Log groups are logical groupings of log streams that share the same retention, monitoring, and access control settings. They help organize logs for different applications, environments, or services.

Log Streams

Log streams are sequences of log events from the same source, such as an application instance or server. AWS services can automatically create log streams, or you can define them manually.

Retention Policies

Retention policies control how long log events are stored in CloudWatch Logs. You can set policies to automatically delete old log events after a specified period, helping manage storage costs and ensuring compliance with data retention requirements.

Alarms

Creating Alarms

Creating alarms involves selecting a metric, setting thresholds, and defining actions:

Thresholds: Define the condition (e.g., greater than, less than) and value for the alarm.
Actions: Specify what should happen when the alarm state changes, such as sending notifications, triggering Auto Scaling, or performing EC2 instance actions.

Actions

Notifications: Integrate with Amazon SNS to send alerts via email, SMS, or HTTP endpoints.
Auto Scaling: Adjust the number of EC2 instances based on demand.
EC2 Actions: Automate stopping, terminating, rebooting, or recovering EC2 instances based on performance criteria.

Dashboards

Widgets

Dashboards support various widgets, including line charts, stacked area charts, number displays, and text widgets. These widgets can be customized to display specific metrics and logs.

Cross-Account Dashboards

Monitor metrics from multiple AWS accounts on a single dashboard, ideal for organizations with multi-account setups for development, staging, and production environments.

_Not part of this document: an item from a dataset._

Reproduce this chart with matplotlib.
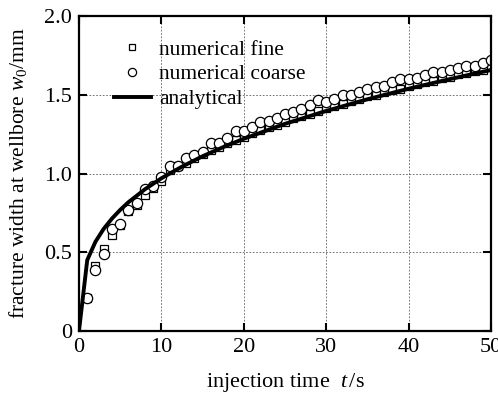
import matplotlib.pyplot as plt
import numpy as np

plt.rcParams['font.family'] = 'Liberation Serif'
plt.rcParams['mathtext.fontset'] = 'custom'
plt.rcParams['mathtext.rm'] = 'Liberation Serif'
plt.rcParams['mathtext.it'] = 'Liberation Serif:italic'

# injection time of the numerical samples (s)
t_num = list(range(1, 51))

# wellbore fracture width, fine mesh (mm)
w_fine = [0.21, 0.415, 0.52, 0.61, 0.67, 0.76, 0.80, 0.865, 0.91, 0.95,
          1.02, 1.045, 1.07, 1.10, 1.125, 1.15, 1.17, 1.195, 1.215, 1.235,
          1.255, 1.275, 1.295, 1.31, 1.33, 1.35, 1.365, 1.38, 1.40, 1.415,
          1.43, 1.445, 1.46, 1.475, 1.49, 1.50, 1.515, 1.53, 1.54, 1.555,
          1.57, 1.58, 1.59, 1.605, 1.615, 1.63, 1.64, 1.65, 1.66, 1.675]

# wellbore fracture width, coarse mesh (mm)
w_coarse = [0.21, 0.39, 0.49, 0.645, 0.68, 0.77, 0.815, 0.90, 0.92, 0.98,
            1.05, 1.05, 1.10, 1.12, 1.14, 1.195, 1.195, 1.225, 1.27, 1.27,
            1.295, 1.33, 1.335, 1.35, 1.38, 1.39, 1.41, 1.435, 1.465, 1.455,
            1.475, 1.50, 1.50, 1.52, 1.54, 1.55, 1.555, 1.58, 1.60, 1.60,
            1.605, 1.625, 1.645, 1.645, 1.655, 1.67, 1.685, 1.685, 1.70, 1.72]

# analytical solution
t_ana = [0, 1, 2, 3, 4, 5, 6, 8, 10, 12.5, 15, 17.5, 20, 25, 30, 35, 40, 45, 50]
w_ana = [0, 0.45, 0.567, 0.649, 0.714, 0.769, 0.818, 0.90, 0.97, 1.044,
         1.11, 1.168, 1.221, 1.316, 1.398, 1.472, 1.539, 1.60, 1.658]

fig = plt.figure(figsize=(4.98, 3.94), dpi=100)
ax = fig.add_axes([0.1586, 0.160, 0.8274, 0.799])

ax.plot(t_num, w_fine, 's', ms=5.8, mfc='white', mec='black', mew=0.9,
        label='numerical fine')
ax.plot(t_num, w_coarse, 'o', ms=7.4, mfc='white', mec='black', mew=0.9,
        label='numerical coarse')
ax.plot(t_ana, w_ana, '-', color='black', lw=2.8, label='analytical')

ax.set_xlim(0, 50)
ax.set_ylim(0, 2.0)
ax.set_xticks([0, 10, 20, 30, 40, 50])
ax.set_yticks([0, 0.5, 1.0, 1.5, 2.0])
ax.set_yticklabels(['0', '0.5', '1.0', '1.5', '2.0'])
ax.grid(True, ls=(0, (2, 2)), color='#333333', lw=0.6, alpha=0.8)
ax.tick_params(direction='in', length=6, width=1.5, top=True, right=True,
               labelsize=16, pad=5)
for s in ax.spines.values():
    s.set_linewidth(1.6)

ax.set_xlabel('injection time  $t\\,$/s', fontsize=16, labelpad=10)
ax.set_ylabel('fracture width at wellbore $w_0$/mm', fontsize=15.5, labelpad=11)

leg = ax.legend(loc='upper left', frameon=False, fontsize=15.5,
                handlelength=1.75, handletextpad=0.35, labelspacing=0.22,
                borderaxespad=0.0, markerscale=0.8,
                bbox_to_anchor=(0.063, 0.953))

fig.savefig('out.png', dpi=100)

Sharing and Access Control

Use AWS IAM to control who can view or edit dashboards, ensuring secure sharing with team members or stakeholders.

Events and Rules

Event Patterns

Define patterns to capture specific events, such as EC2 instance state changes or S3 bucket modifications. Use the AWS Management Console, AWS CLI, or SDKs to set these patterns.

Targets

Specify actions to take when an event matches a pattern. Targets can include AWS Lambda functions, SNS notifications, Step Functions, or ECS tasks, enabling automated operational tasks like backups, security checks, and infrastructure scaling.

ServiceLens

Tracing

Instrument your application with AWS X-Ray to trace requests, identify performance bottlenecks, and visualize service interactions. Combine CloudWatch metrics, logs, and X-Ray traces for comprehensive monitoring.

Health Overview

Display the health of various application components, using service maps and latency distribution graphs to understand performance and quickly identify issues.

Synthetics

Creating Canaries

Write canary scripts in Node.js or Python to monitor APIs and endpoints. Use pre-built blueprints for common scenarios, and configure the frequency and duration of canary runs.

Scheduling

Schedule canaries to run at regular intervals, ensuring continuous monitoring of endpoint availability and performance.

Analysis

Analyze canary results to detect performance issues and outages, using detailed reports and metrics.

Contributor Insights

Rules

Define rules to specify which log data to analyze and how to aggregate it, identifying top contributors to system performance.

Aggregation

Aggregate log data to uncover patterns and trends, using predefined or custom metrics for analysis.

Visualization

Display top contributors in CloudWatch Dashboards for real-time visibility, and generate reports to understand their impact on performance.

CloudWatch Agent

Installation

Install the CloudWatch Agent using AWS Systems Manager or manually on your instances. It supports various operating systems, including Linux and Windows.

Configuration

Define which metrics and logs to collect using a JSON configuration file, and collect additional custom metrics like memory usage and disk space.

Integration

Integrate the CloudWatch Agent with other AWS services like Lambda, ECS, and EKS for comprehensive monitoring and centralized data collection.

CloudWatch Logs Insights

Query Syntax

Use SQL-like commands such as filter, stats, parse, and fields to query logs, performing complex searches and aggregations to uncover trends and patterns.

Performance

Optimized for speed and efficiency, Logs Insights enables quick insights even with large volumes of log data, scaling seamlessly with your needs.

Use Cases

Troubleshooting: Quickly identify and resolve application issues by querying logs for specific error messages or performance metrics.
Behavior Analysis: Analyze user behavior and system interactions.
Security Monitoring: Monitor and analyze security-related events and activities.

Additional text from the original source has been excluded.